L’episodio del gatto riempito di petardi e fatto esplodere a Tortora, in provincia di Cosenza nel giorno di Santo Stefano, ha acceso nuovamente i riflettori sull’urgenza di una legislazione in grado di dissuadere altre persone dal commettere atti così atroci.
“Il gatto – afferma l’Aidaa – è morto bruciato vivo dilaniato dai petardi, alcuni dei quali gli erano stati infilati in bocca probabilmente da qualcuno che lo conosceva e lo poteva avvicinare”
Questo è solo l’ultimo dei casi, o probabilmente l’ultimo dei quali abbiamo notizia.
La storia del povero Angelo, il cane ucciso a bastonate quest’estate a Sangineto, aveva mosso migliaia di persone a richiedere giustizia e pene esemplari al fine di evitare nuovi episodi come quello.

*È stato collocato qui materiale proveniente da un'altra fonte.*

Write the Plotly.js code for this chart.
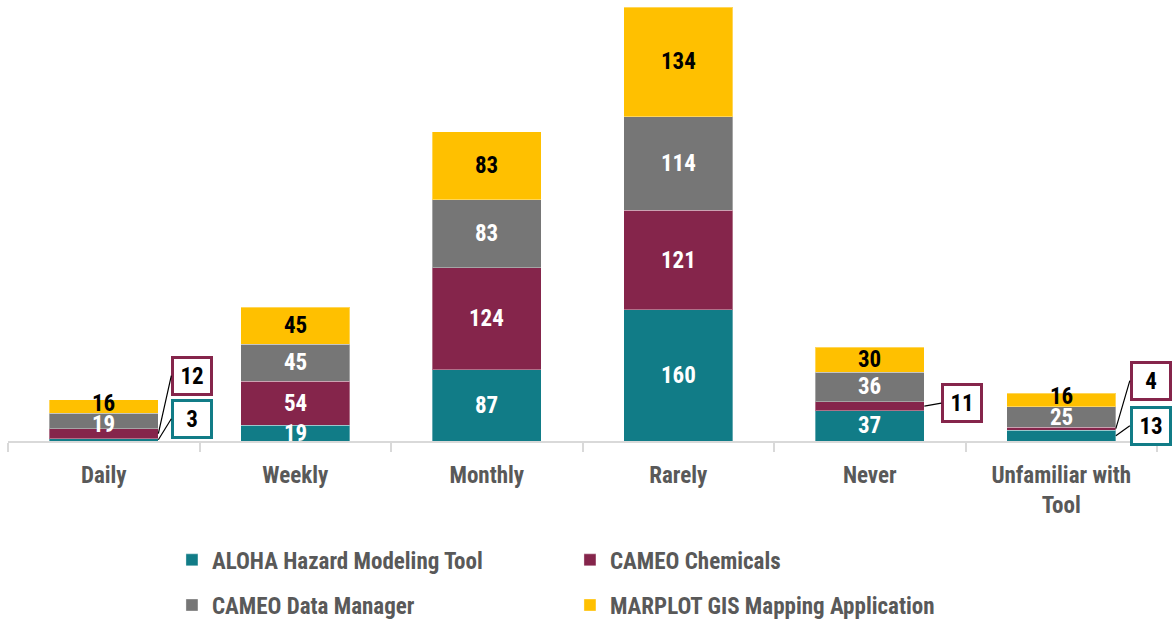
<!DOCTYPE html>
<html>
<head>
<meta charset="utf-8">
<script src="https://cdn.plot.ly/plotly-3.0.1.min.js"></script>
<style>html,body{margin:0;padding:0;background:#fff;overflow:hidden;}#chart{width:1173px;height:624px;}</style>
</head>
<body>
<div id="chart"></div>
<script>
const categories = ["Daily", "Weekly", "Monthly", "Rarely", "Never", "Unfamiliar with<br>Tool"];
const seriesNames = ["ALOHA Hazard Modeling Tool", "CAMEO Chemicals", "CAMEO Data Manager", "MARPLOT GIS Mapping Application"];
const aloha = [3, 19, 87, 160, 37, 13];
const cameoChemicals = [12, 54, 124, 121, 11, 4];
const cameoDataManager = [19, 45, 83, 114, 36, 25];
const marplot = [16, 45, 83, 134, 30, 16];

const colors = ["#117C87", "#85254B", "#767676", "#FFC000"];
const labelColors = ["#ffffff", "#ffffff", "#ffffff", "#000000"];
const legendRows = ["legend", "legend", "legend2", "legend2"];
const FONT = "'Liberation Sans Narrow', 'Arial Narrow', 'Roboto Condensed', 'Liberation Sans', sans-serif";

const series = [aloha, cameoChemicals, cameoDataManager, marplot];
const traces = series.map((vals, i) => ({
  type: "bar",
  name: seriesNames[i],
  x: categories,
  y: vals,
  legend: legendRows[i],
  marker: {color: colors[i], line: {color: "rgba(255,255,255,0.35)", width: 1}},
  width: 0.57,
  hoverinfo: "skip"
}));

// callout offsets (pixels) for small segments shown outside the bar
const callouts = {
  "0-0": [13, -21], "0-1": [13, -58],
  "4-1": [17, -3],
  "5-0": [14, -10], "5-1": [14, -48]
};
// small vertical nudges (pixels) for labels in thin segments
const nudges = {"0-2": -4, "0-3": 3, "5-2": -1, "5-3": 3};

const annotations = [];
categories.forEach((cat, ci) => {
  let base = 0;
  series.forEach((vals, si) => {
    const v = vals[ci];
    const mid = base + v / 2;
    const key = ci + "-" + si;
    if (callouts[key]) {
      annotations.push({
        x: ci + 0.285, y: mid, xref: "x", yref: "y",
        text: "<b>" + v + "</b>",
        showarrow: true, arrowhead: 0, arrowwidth: 1.2, arrowcolor: "#000",
        ax: callouts[key][0], ay: callouts[key][1], axref: "pixel", ayref: "pixel",
        xanchor: "left",
        bgcolor: "#fff", bordercolor: colors[si], borderwidth: 3, borderpad: 3,
        width: 30, height: 28,
        font: {family: FONT, size: 23, color: "#000"}
      });
    } else {
      annotations.push({
        x: ci, y: mid, xref: "x", yref: "y",
        yshift: nudges[key] || 0,
        text: "<b>" + v + "</b>", showarrow: false,
        font: {family: FONT, size: 23, color: labelColors[si]}
      });
    }
    base += v;
  });
});

const legendBase = {
  orientation: "h", x: 0.1427, xanchor: "left", yanchor: "middle",
  entrywidth: 353, entrywidthmode: "pixels",
  font: {family: FONT, size: 23, color: "#595959", weight: "bold"},
  traceorder: "normal", itemclick: false, bgcolor: "rgba(0,0,0,0)"
};

const layout = {
  width: 1173, height: 624,
  margin: {l: 8, r: 16, t: 7, b: 183, autoexpand: false},
  barmode: "stack",
  bargap: 0.43,
  paper_bgcolor: "#fff", plot_bgcolor: "#fff",
  showlegend: true,
  legend: Object.assign({}, legendBase, {y: -0.274}),
  legend2: Object.assign({}, legendBase, {y: -0.378}),
  xaxis: {
    type: "category", automargin: false, range: [-0.5, categories.length - 0.5], autorange: false,
    showline: true, linecolor: "#D9D9D9", linewidth: 2,
    ticks: "outside", tickson: "boundaries", ticklen: 9, tickcolor: "#D9D9D9", tickwidth: 2,
    ticklabelstandoff: 12,
    tickfont: {family: FONT, size: 23, color: "#595959", weight: "bold"},
    showgrid: false, zeroline: false, fixedrange: true
  },
  yaxis: {
    range: [0, 529], autorange: false, visible: false, showgrid: false, zeroline: false, fixedrange: true, automargin: false
  },
  annotations: annotations
};

Plotly.newPlot("chart", traces, layout, {displayModeBar: false, staticPlot: true});
</script>
</body>
</html>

I giovani autori di quell’orrore, pubblicando il video dell’episodio sui social, sono stati riconosciuti e hanno nome e cognome, cosa che non si può dire per gli artefici del gesto di Santo Stefano.
Di brutte notizie legate a botti, petardi e fuochi artificiali se ne sentono a migliaia ogni anno, ma sono ancora pochi  comuni che ne hanno vietato l’utilizzo. Incidenti tra le persone, smarrimento e stress per gli animali che si trovano a subire questi festeggiamenti sono solo alcune delle implicazioni dell’utilizzo di tali oggetti.